#### What you are asked to do
Set the lines down again exactly, first line through the line that contains "years = list(range(2025, 2075))", with no pictures.

-- BEGIN --

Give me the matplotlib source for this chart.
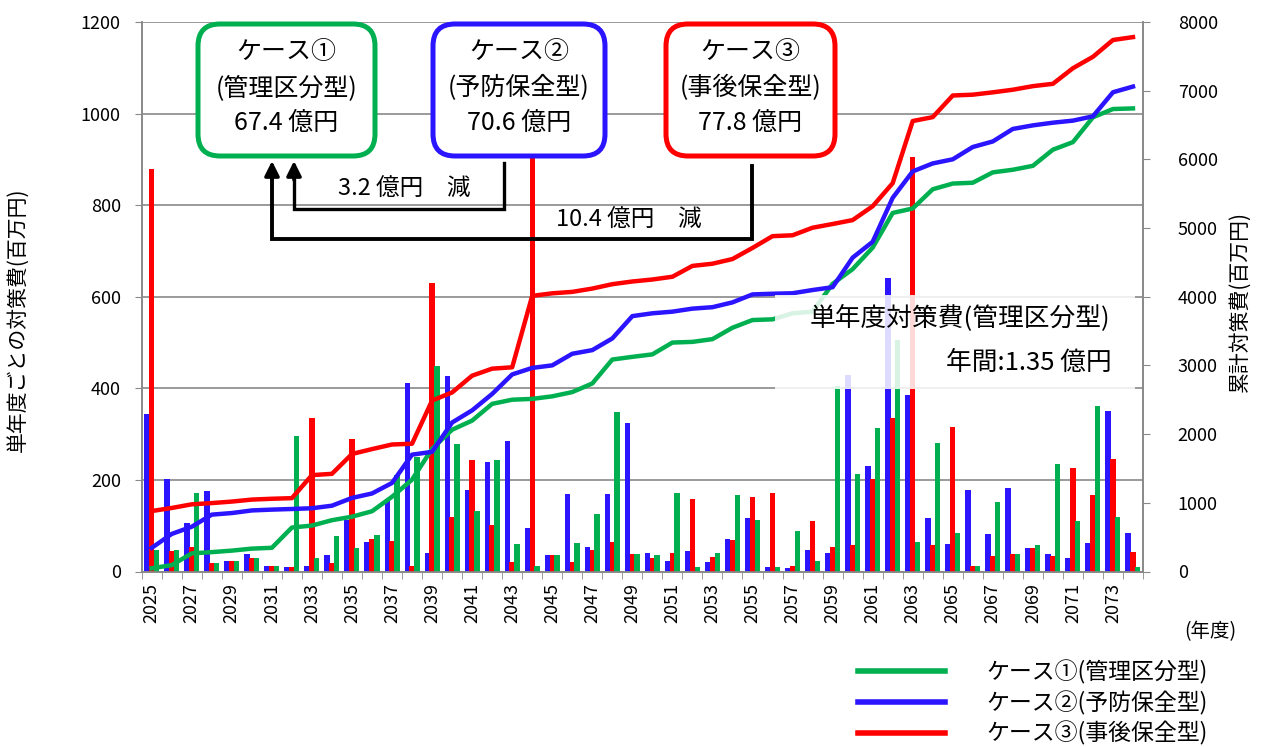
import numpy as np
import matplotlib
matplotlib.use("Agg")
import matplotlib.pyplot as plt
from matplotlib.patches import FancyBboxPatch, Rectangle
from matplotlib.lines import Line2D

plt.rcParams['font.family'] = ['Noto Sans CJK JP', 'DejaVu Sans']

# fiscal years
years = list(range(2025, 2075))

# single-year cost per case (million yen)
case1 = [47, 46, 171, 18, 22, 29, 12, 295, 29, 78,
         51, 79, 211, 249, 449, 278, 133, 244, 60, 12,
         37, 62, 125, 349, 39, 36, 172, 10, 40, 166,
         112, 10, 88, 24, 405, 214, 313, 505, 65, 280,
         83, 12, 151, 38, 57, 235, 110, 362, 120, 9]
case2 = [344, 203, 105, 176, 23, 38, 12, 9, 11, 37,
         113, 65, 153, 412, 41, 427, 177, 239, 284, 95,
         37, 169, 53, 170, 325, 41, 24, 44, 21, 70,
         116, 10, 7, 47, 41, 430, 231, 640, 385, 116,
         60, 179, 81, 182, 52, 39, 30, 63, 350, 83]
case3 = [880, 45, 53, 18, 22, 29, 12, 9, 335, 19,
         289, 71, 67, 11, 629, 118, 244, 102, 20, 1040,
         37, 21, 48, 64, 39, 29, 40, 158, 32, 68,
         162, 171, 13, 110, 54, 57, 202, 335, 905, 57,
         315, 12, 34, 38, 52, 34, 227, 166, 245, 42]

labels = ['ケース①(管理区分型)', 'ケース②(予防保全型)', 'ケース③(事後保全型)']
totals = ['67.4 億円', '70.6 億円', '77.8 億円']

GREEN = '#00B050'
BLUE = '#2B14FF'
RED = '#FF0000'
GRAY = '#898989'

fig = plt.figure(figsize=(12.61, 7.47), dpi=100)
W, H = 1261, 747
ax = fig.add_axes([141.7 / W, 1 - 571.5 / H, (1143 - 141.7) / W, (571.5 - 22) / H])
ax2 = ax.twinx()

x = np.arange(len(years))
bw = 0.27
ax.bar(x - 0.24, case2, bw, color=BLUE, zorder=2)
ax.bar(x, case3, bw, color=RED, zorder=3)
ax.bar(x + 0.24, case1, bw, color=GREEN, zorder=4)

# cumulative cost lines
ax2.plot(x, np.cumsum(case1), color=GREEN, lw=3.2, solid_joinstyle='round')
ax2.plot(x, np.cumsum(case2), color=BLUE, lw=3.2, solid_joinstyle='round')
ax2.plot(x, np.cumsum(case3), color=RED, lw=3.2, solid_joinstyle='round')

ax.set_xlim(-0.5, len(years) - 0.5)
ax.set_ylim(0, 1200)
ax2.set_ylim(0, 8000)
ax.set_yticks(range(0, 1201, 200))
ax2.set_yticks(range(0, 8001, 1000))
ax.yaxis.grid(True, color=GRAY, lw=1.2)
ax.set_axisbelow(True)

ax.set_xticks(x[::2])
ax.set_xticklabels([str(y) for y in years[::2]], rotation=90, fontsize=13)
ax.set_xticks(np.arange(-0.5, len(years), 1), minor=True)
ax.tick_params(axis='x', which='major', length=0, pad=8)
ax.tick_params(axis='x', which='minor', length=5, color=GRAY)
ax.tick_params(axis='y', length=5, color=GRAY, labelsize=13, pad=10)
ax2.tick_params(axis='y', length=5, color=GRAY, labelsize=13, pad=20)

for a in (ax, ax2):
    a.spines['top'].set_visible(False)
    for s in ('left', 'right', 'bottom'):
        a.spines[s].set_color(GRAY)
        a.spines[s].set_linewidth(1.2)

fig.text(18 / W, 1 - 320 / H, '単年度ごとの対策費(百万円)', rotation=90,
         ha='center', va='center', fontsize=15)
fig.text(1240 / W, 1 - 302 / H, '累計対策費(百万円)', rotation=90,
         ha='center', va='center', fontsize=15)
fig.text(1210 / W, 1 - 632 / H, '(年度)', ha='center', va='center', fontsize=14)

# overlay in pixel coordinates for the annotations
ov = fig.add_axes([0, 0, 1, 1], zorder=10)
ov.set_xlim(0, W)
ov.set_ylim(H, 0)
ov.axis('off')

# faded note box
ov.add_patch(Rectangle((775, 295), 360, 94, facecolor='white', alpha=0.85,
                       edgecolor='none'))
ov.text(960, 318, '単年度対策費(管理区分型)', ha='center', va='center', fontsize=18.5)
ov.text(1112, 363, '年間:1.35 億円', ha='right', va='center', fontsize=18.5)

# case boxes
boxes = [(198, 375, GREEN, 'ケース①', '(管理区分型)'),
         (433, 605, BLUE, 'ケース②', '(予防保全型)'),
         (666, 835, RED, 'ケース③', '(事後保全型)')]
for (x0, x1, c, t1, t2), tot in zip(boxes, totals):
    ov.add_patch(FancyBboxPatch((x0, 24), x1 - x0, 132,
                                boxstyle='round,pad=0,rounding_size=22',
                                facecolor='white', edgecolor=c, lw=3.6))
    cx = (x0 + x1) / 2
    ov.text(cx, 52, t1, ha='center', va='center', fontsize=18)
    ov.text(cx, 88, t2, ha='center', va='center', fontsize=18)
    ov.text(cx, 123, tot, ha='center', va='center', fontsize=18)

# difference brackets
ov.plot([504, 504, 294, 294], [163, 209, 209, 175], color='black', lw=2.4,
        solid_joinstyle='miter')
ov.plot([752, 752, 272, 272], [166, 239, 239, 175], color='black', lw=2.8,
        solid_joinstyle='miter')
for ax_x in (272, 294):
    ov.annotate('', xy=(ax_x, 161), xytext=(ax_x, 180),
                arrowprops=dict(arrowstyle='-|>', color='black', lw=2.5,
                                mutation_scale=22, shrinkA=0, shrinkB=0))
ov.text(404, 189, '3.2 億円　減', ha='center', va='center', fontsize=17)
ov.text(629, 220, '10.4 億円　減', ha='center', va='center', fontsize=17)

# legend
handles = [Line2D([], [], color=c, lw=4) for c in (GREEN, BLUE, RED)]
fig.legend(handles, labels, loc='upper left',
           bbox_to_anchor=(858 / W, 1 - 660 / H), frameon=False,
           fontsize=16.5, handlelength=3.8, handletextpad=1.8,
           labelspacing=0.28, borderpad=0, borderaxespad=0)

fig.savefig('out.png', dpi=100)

-- END --

#### Result of the exercise
Give me the matplotlib source for this chart.
import numpy as np
import matplotlib
matplotlib.use("Agg")
import matplotlib.pyplot as plt
from matplotlib.patches import FancyBboxPatch, Rectangle
from matplotlib.lines import Line2D

plt.rcParams['font.family'] = ['Noto Sans CJK JP', 'DejaVu Sans']

# fiscal years
years = list(range(2025, 2075))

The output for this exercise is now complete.